When he returned to the Austin base in 1974, he was named president and managing officer.
The S&L enjoyed strong growth under Brinkman’s leadership until it merged with TCF in 1982 after assets rose from $40 to $100 million. Brinkman set up the merger.
"I think our home loan and consumer deposits were our strengths at the time," he said. "We offered competitive products, always respected our consumers and provided excellent services."
Before the merger with TCF, the S&L had opened branch offices at Rochester in 1980 and St. Charles in early 1982.
The merger gave TCF a foot-hold in the financial world in southeastern Minnesota.
It also helped an Austin-based S&L grow from $100 million in assets to merge with a company that boasted $5 billion in assets.
But, First Fidelity of Austin was not shrinking violet in the financial world. At the time, it was ranked the third most profitable S&L in the state of Minnesota; an enviable status at the time, considering the difficulties other S&Ls experienced.
"It was good for both," Brinkman said of the historic merger. "TCF is a good company and they had a lot of expertise in certain markets that allowed us to expand into other areas of the business."
Four years later, the merged firms went from mutual-owned to public-owned legal status and in 1990, TCF received national bank status.
Again, Brinkman remained at the helm of the Austin operations through more transitions.
Financial flux continues
Still more change came in 1990, when First Farmers & Merchants State Bank of Brownsdale, through its owner, 215 Holding Company, acquired the Austin office as well as financial offices at Pipestone.

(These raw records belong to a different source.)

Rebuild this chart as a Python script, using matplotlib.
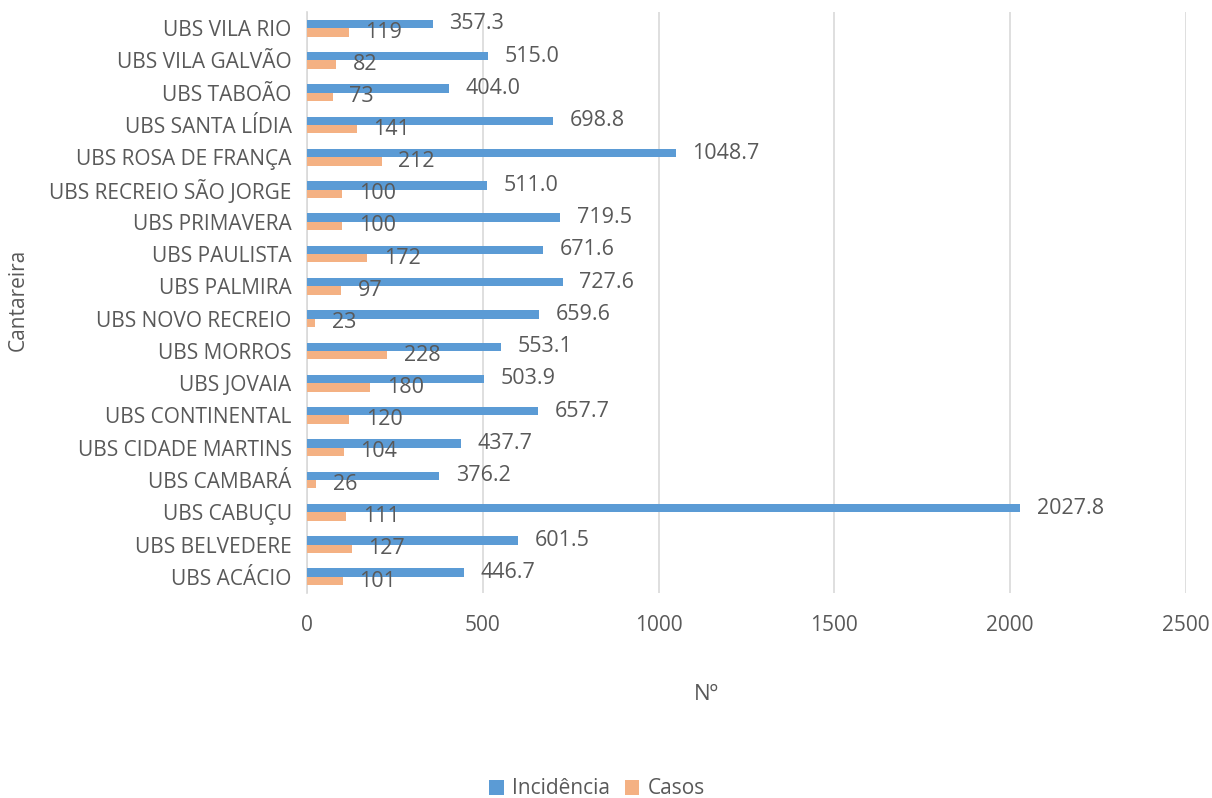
import numpy as np
import matplotlib.pyplot as plt

plt.rcParams['font.family'] = ['Open Sans', 'DejaVu Sans']

units = ['UBS ACÁCIO', 'UBS BELVEDERE', 'UBS CABUÇU', 'UBS CAMBARÁ', 'UBS CIDADE MARTINS',
         'UBS CONTINENTAL', 'UBS JOVAIA', 'UBS MORROS', 'UBS NOVO RECREIO', 'UBS PALMIRA',
         'UBS PAULISTA', 'UBS PRIMAVERA', 'UBS RECREIO SÃO JORGE', 'UBS ROSA DE FRANÇA',
         'UBS SANTA LÍDIA', 'UBS TABOÃO', 'UBS VILA GALVÃO', 'UBS VILA RIO']
incidencia = [446.7, 601.5, 2027.8, 376.2, 437.7, 657.7, 503.9, 553.1, 659.6, 727.6,
              671.6, 719.5, 511.0, 1048.7, 698.8, 404.0, 515.0, 357.3]
casos = [101, 127, 111, 26, 104, 120, 180, 228, 23, 97, 172, 100, 100, 212, 141, 73, 82, 119]

blue = '#5B9BD5'
orange = '#F4B183'
txt = '#595959'
grid = '#D9D9D9'

fig = plt.figure(figsize=(12.12, 7.98), dpi=100)
ax = fig.add_axes([0.2533, 0.2569, 0.7252, 0.7281])

y = np.arange(len(units))
h = 0.26
b1 = ax.barh(y + h/2, incidencia, height=h, color=blue, label='Incidência', zorder=3)
b2 = ax.barh(y - h/2, casos, height=h, color=orange, label='Casos', zorder=3)
ax.bar_label(b1, labels=['%.1f' % v for v in incidencia], padding=12, fontsize=15.5, color=txt)
ax.bar_label(b2, labels=['%d' % v for v in casos], padding=12, fontsize=15.5, color=txt)

ax.set_xlim(0, 2500)
ax.set_ylim(-0.5, len(units) - 0.5)
ax.set_xticks(np.arange(0, 2501, 500))
ax.set_yticks(y)
ax.set_yticklabels(units)
ax.tick_params(axis='both', length=0, labelsize=15, labelcolor=txt)
ax.tick_params(axis='x', pad=16)
ax.tick_params(axis='y', pad=11)
ax.xaxis.grid(True, color=grid, linewidth=1.2, zorder=0)
for s in ['top', 'right', 'bottom']:
    ax.spines[s].set_visible(False)
ax.spines['left'].set_color(grid)
ax.spines['left'].set_linewidth(1.2)

fig.text(0.5825, 1 - 694/798, 'Nº', ha='center', va='center', fontsize=16, color=txt)
fig.text(18/1212, 1 - 300/798, 'Cantareira', rotation=90, ha='center', va='center', fontsize=15, color=txt)

fig.legend(handles=[b1, b2], loc='center', bbox_to_anchor=(597/1212, 1 - 789/798), ncol=2,
           frameon=False, fontsize=15, labelcolor=txt, handlelength=0.7, handleheight=0.7,
           handletextpad=0.4, columnspacing=0.7)

fig.savefig('out.png', dpi=100)
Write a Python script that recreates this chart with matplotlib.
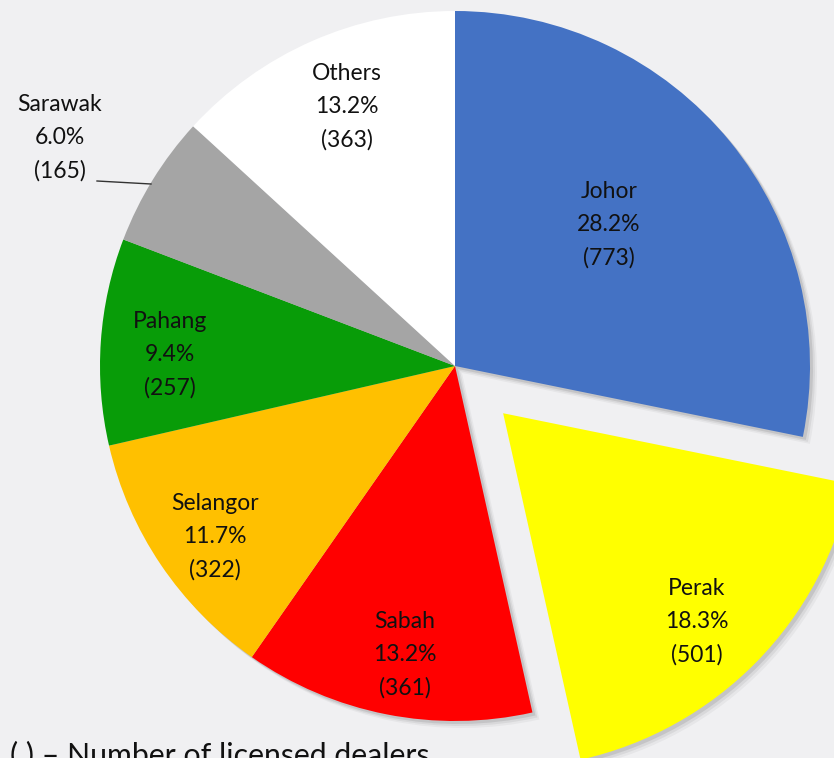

"First Farmers & Merchants wanted to expand into the Austin area for a long time and when they did, it essentially gave them five banks in Mower County," Brinkman said of the Brownsdale, Sargeant, Austin, Grand Meadow and Racine bank offices under 215 Holding Company’s umbrella.
"We’ve always been a community bank, serving the needs of the local community, whether it was when we were an S&L or when we became a bank branch office of 215 Holding Company," Brinkman said. "We were here to serve the local consumer, business person and farmer. In fact, one of our continuing strengths is our ag lending program. We’re second to none."
If it sounds like Brinkman is boasting, it’s only another sign of how loyal he is to his hometown and all that it encompasses, economically and otherwise.
"LaVonne and I have no plans to move after I retire," he said. "We have absolutely no interest in leaving Austin. This is where our children and grandchildren are. Austin is a great community. This is where we want to be. This is home."
Spoken just like a "local boy who made good," which Brinkman is.
Roots run deep
His father, deceased, was a farmer. His father survives and lives at The Oaks condominiums in Austin. He has three brothers and four sisters.
He attended Maple Leaf Country School No. 106, spent his freshman and sophomore years at Austin High School and after school redistricting, spent his junior and senior years at the Rose Creek High School, where he graduated.
He earned an associate’s degree in commerce at Austin Community College.
He and his wife, LaVonne (nee Wendorf), a vision and hearing screening specialist for Austin Public Schools, have three daughters and a son, plus 10 grandchildren.
An avid fisherman and golfer, Brinkman also enjoys hunting upland game, cross country skiing and wood crafts.
He is heavily involved in the Austin community, including the Austin Area Chamber of Commerce, Lions Club, Rotary Club, Development Corporation of Austin and Friends of the Nature Center, as well as Our Savior’s Lutheran Church.
There will be public and private recognitions honoring Brinkman when November becomes December, and after the retirement parties, Brinkman will still remain a consultant to his successor.
His hands-on financial skills, people skills and satisfaction in helping consumers have carried him well through the years.
"There’s nothing like the feeling you get, walking down the street and somebody comes up to you and says ‘Hey! I remember you. You made me a loan to buy my first house.’ That feels good," Brinkman said.
So, how does Brinkman, the teenager who used to shovel sidewalks in front of the old Austin S&L and became the president and managing officer of a profitable and highly coveted financial institution want to be remembered?
"I think honest and integrity the best assets that can be," he said. "I would like to be known as somebody who championed them all the time."